Try to have patience and keep the trap in the same location for at least one week. As much as possible don’t change anything about the appearance and if possible keep to a routine when you put in food and check the trap. Some dogs just need time to adjust to the trap. If s/he won’t even go near the trap, then start with the food about 10-20 feet away and slowly move it closer each day until it is in in front of the trap. Then slowly move the food farther into the trap each day that it is eaten. Don’t set the trap until your dog is comfortably eating out of the back of the trap.
If your dog still won’t go trap, then you may need to either improvise or build an enclosure trap. This is basically any fenced-in or otherwise enclosed area, that you can manually or remotely close when you observe your dog entering the trap.
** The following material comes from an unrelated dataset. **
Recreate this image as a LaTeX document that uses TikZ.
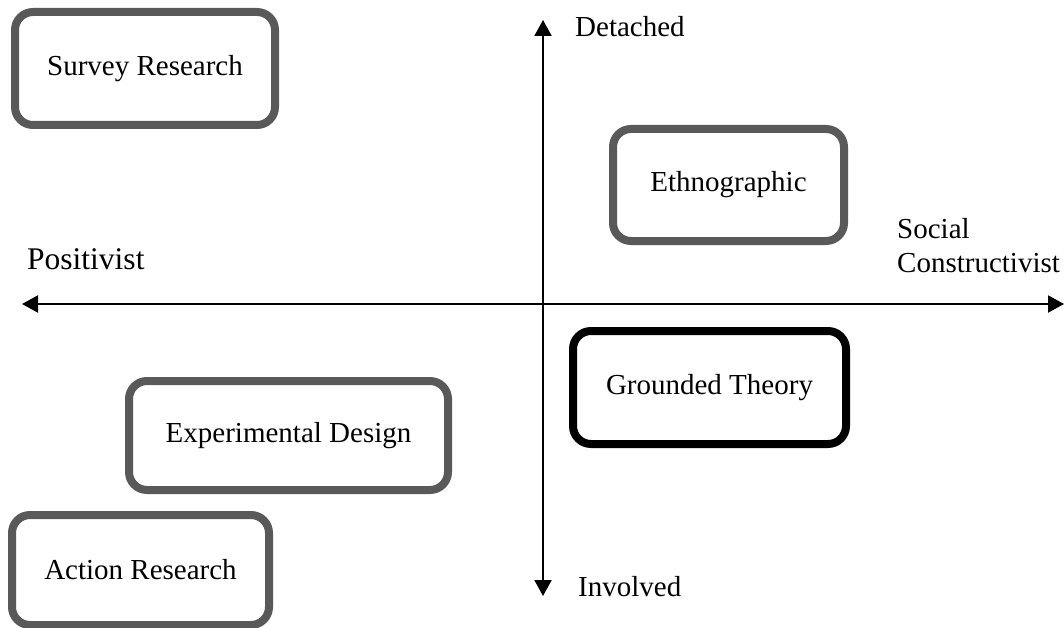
\documentclass[tikz,border=0pt]{standalone}
\usepackage{fontspec}
\setmainfont{Liberation Serif}
\usetikzlibrary{arrows.meta}
\definecolor{boxgray}{HTML}{595959}
\begin{document}
\begin{tikzpicture}[x=1pt,y=1pt,
  method/.style={draw=boxgray, line width=8pt, rounded corners=18pt,
    fill=white, align=center, inner sep=0pt,
    font=\fontsize{29}{34}\selectfont},
  axis/.style={line width=2pt, {Triangle[length=16pt,width=17pt]}-{Triangle[length=16pt,width=17pt]}},
  axislabel/.style={inner sep=0pt, font=\fontsize{29}{34}\selectfont}]
  \useasboundingbox (0,0) rectangle (1064,-628);

  % axes
  \coordinate (top) at (543,-20);
  \coordinate (bottom) at (543,-596);
  \coordinate (left) at (22,-304);
  \coordinate (right) at (1064,-304);
  \draw[axis] (bottom) -- (top);
  \draw[axis] (left) -- (right);

  % axis labels
  \node[axislabel, anchor=base west] (detached) at (575,-37) {Detached};
  \node[axislabel, anchor=base west] (involved) at (578,-596) {Involved};
  \node[axislabel, anchor=base west, font=\fontsize{31.5}{36}\selectfont] (positivist) at (27,-269) {Positivist};
  \node[axislabel, anchor=base west] (social) at (897,-238) {Social};
  \node[axislabel, anchor=base west] (constructivist) at (897,-272) {Constructivist};

  % research methods
  \node[method, minimum width=260pt, minimum height=113pt] (survey) at (145,-68.5) {Survey Research};
  \node[method, minimum width=231pt, minimum height=112pt] (ethno) at (728.5,-185) {Ethnographic};
  \node[method, draw=black, minimum width=273pt, minimum height=113pt] (grounded) at (709.5,-387.5) {Grounded Theory};
  \node[method, minimum width=319pt, minimum height=109pt] (experimental) at (288.5,-435.5) {Experimental Design};
  \node[method, minimum width=257pt, minimum height=110pt] (action) at (140.5,-570) {Action Research};
\end{tikzpicture}
\end{document}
This could be as simple as a shed door left open with a rope leading from the door to someone sitting in a car. An enclosure trap can also be designed using a chain link dog kennel or be custom built out of some other material. Whatever you use, it is really important to ensure that the dog cannot jump out of the trap, and some dogs are capable of jumping six foot fences. Since the trap must be constantly monitored to catch the dog, these traps are more effective if the lost dog is first conditioned to eat out of the trap.
A captured dog may be extremely fearful, so do not attempt to enter the trap until he has been restrained. The easiest method is to get a slip lead on him while he is still in the trap. You might also consider calling animal control to assist with a snare or catch-pole. For harder to handle dogs, Global Wildlife Resources provides good information on humane restraint techniques. They also have instructions for building a very large enclosure trap that is used to trap entire packs of feral dogs.
Here is an example of an enclosure trap being used with a hing door. These are easier to build, but take longer to close and the door takes up room in the trap. This makes it more likely that the skittish lost dog has more of a chance to escape before the door closes. This is my dog doing a demo so he isn’t scared and I didn’t attempt to shut the door very quickly.
Here is an example of another enclosure trap that has a guillotine type door. These are much more effective because the door comes down so quickly. However, it is extremely important to make sure that the dog does not get caught and potentially injured in the closing door. This particular door is made with a heavy corrugated plastic and has foam pipe insulation along the edge.